__Work instructions__: Set down the data below from its first line to the line holding "y_ticks = [0, 10, 20, 30]", inclusive; omit all pictures.

───── Dataset extract

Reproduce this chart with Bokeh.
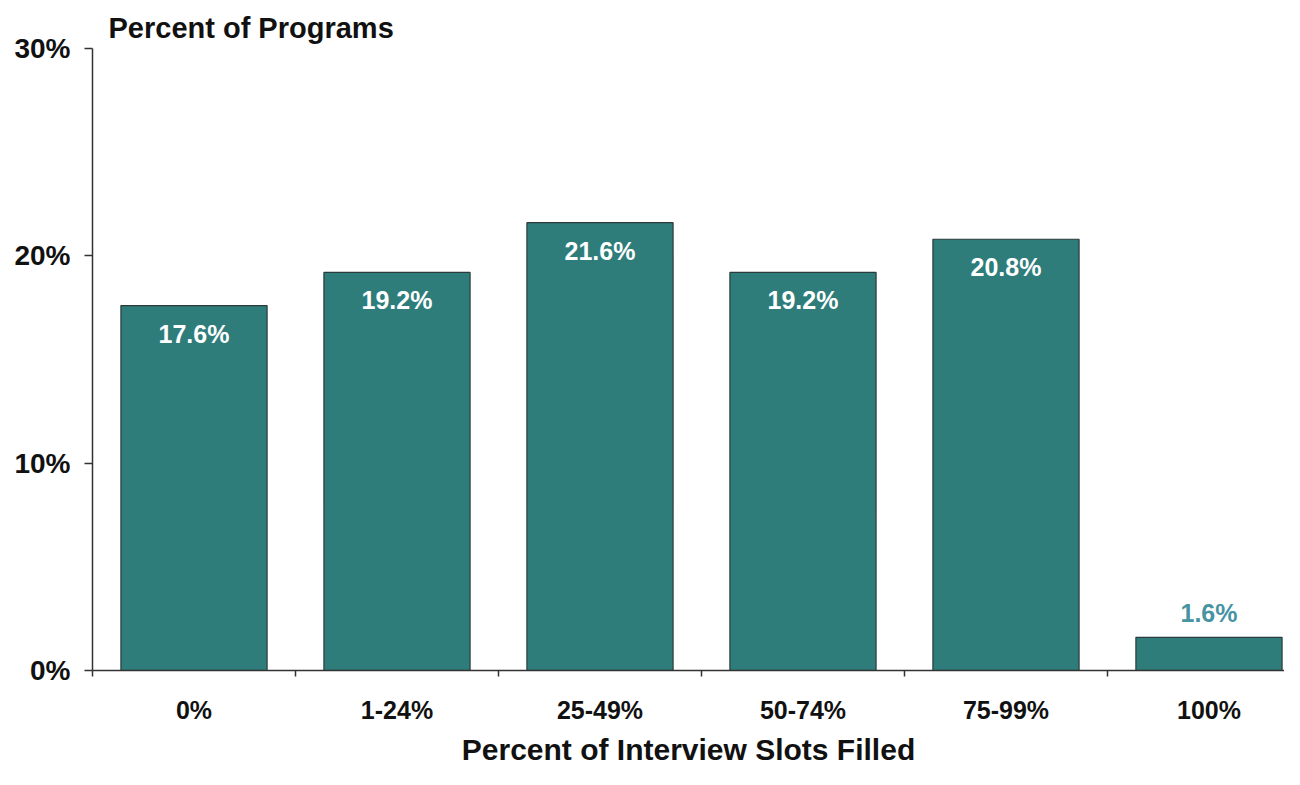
from bokeh.plotting import figure
from bokeh.models import Range1d, FixedTicker, PrintfTickFormatter, ColumnDataSource, Title
from bokeh.core.properties import value
from bokeh.embed import file_html
from bokeh.resources import INLINE

categories = ["0%", "1-24%", "25-49%", "50-74%", "75-99%", "100%"]
percent_programs = [17.6, 19.2, 21.6, 19.2, 20.8, 1.6]
y_ticks = [0, 10, 20, 30]

FONT = "Liberation Sans"
BAR = "#2e7d7b"

centers = [i + 0.5 for i in range(len(categories))]
labels = [f"{v:.1f}%" for v in percent_programs]

inside = ColumnDataSource(dict(
    x=[c for c, v in zip(centers, percent_programs) if v >= 5],
    y=[v for v in percent_programs if v >= 5],
    t=[l for l, v in zip(labels, percent_programs) if v >= 5],
))
outside = ColumnDataSource(dict(
    x=[c for c, v in zip(centers, percent_programs) if v < 5],
    y=[v for v in percent_programs if v < 5],
    t=[l for l, v in zip(labels, percent_programs) if v < 5],
))

p = figure(width=1284, height=769, output_backend="svg", toolbar_location=None,
           x_range=Range1d(0, 5.872), y_range=Range1d(0, 30),
           min_border_left=92, min_border_right=0, min_border_top=48, min_border_bottom=99)
p.outline_line_color = None
p.xgrid.visible = False
p.ygrid.visible = False
p.background_fill_color = "white"

p.add_layout(Title(text="Percent of Programs", text_font=FONT, text_font_size="29px",
                   text_font_style="bold", text_color="#111111", offset=16), "above")

p.vbar(x=centers, top=percent_programs, width=0.72, bottom=0,
       fill_color=BAR, line_color="#2b3b3b", line_width=1.2)

p.text(x="x", y="y", text="t", source=inside, text_align="center", text_baseline="middle",
       y_offset=28, text_color="white", text_font=value(FONT), text_font_size="25px",
       text_font_style="bold")
p.text(x="x", y="y", text="t", source=outside, text_align="center", text_baseline="middle",
       y_offset=-24, text_color="#4693a3", text_font=value(FONT), text_font_size="25px",
       text_font_style="bold")

# y axis
ya = p.yaxis[0]
ya.ticker = FixedTicker(ticks=y_ticks, minor_ticks=[])
ya.formatter = PrintfTickFormatter(format="%d%%")
ya.axis_line_color = "#333333"
ya.axis_line_width = 1.5
ya.major_tick_line_color = "#333333"
ya.major_tick_line_width = 1.5
ya.major_tick_out = 8
ya.major_tick_in = 0
ya.major_label_standoff = 14
ya.major_label_text_font = FONT
ya.major_label_text_font_size = "28px"
ya.major_label_text_font_style = "bold"
ya.major_label_text_color = "#111111"

# x axis
xa = p.xaxis[0]
xa.ticker = FixedTicker(ticks=centers, minor_ticks=list(range(len(categories))))
xa.major_label_overrides = {c: lab for c, lab in zip(centers, categories)}
xa.axis_line_color = "#333333"
xa.axis_line_width = 1.5
xa.major_tick_line_color = None
xa.major_tick_out = 0
xa.major_tick_in = 0
xa.minor_tick_line_color = "#333333"
xa.minor_tick_line_width = 1.5
xa.minor_tick_out = 6
xa.minor_tick_in = 0
xa.major_label_standoff = 19
xa.major_label_text_font = FONT
xa.major_label_text_font_size = "25px"
xa.major_label_text_font_style = "bold"
xa.major_label_text_color = "#111111"
xa.axis_label = "Percent of Interview Slots Filled"
xa.axis_label_text_font = FONT
xa.axis_label_text_font_size = "30px"
xa.axis_label_text_font_style = "bold"
xa.axis_label_text_color = "#111111"
xa.axis_label_standoff = 6

open("out.html", "w").write(file_html(p, INLINE))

──────────

__Answer below__:
Reproduce this chart with Bokeh.
from bokeh.plotting import figure
from bokeh.models import Range1d, FixedTicker, PrintfTickFormatter, ColumnDataSource, Title
from bokeh.core.properties import value
from bokeh.embed import file_html
from bokeh.resources import INLINE

categories = ["0%", "1-24%", "25-49%", "50-74%", "75-99%", "100%"]
percent_programs = [17.6, 19.2, 21.6, 19.2, 20.8, 1.6]
y_ticks = [0, 10, 20, 30]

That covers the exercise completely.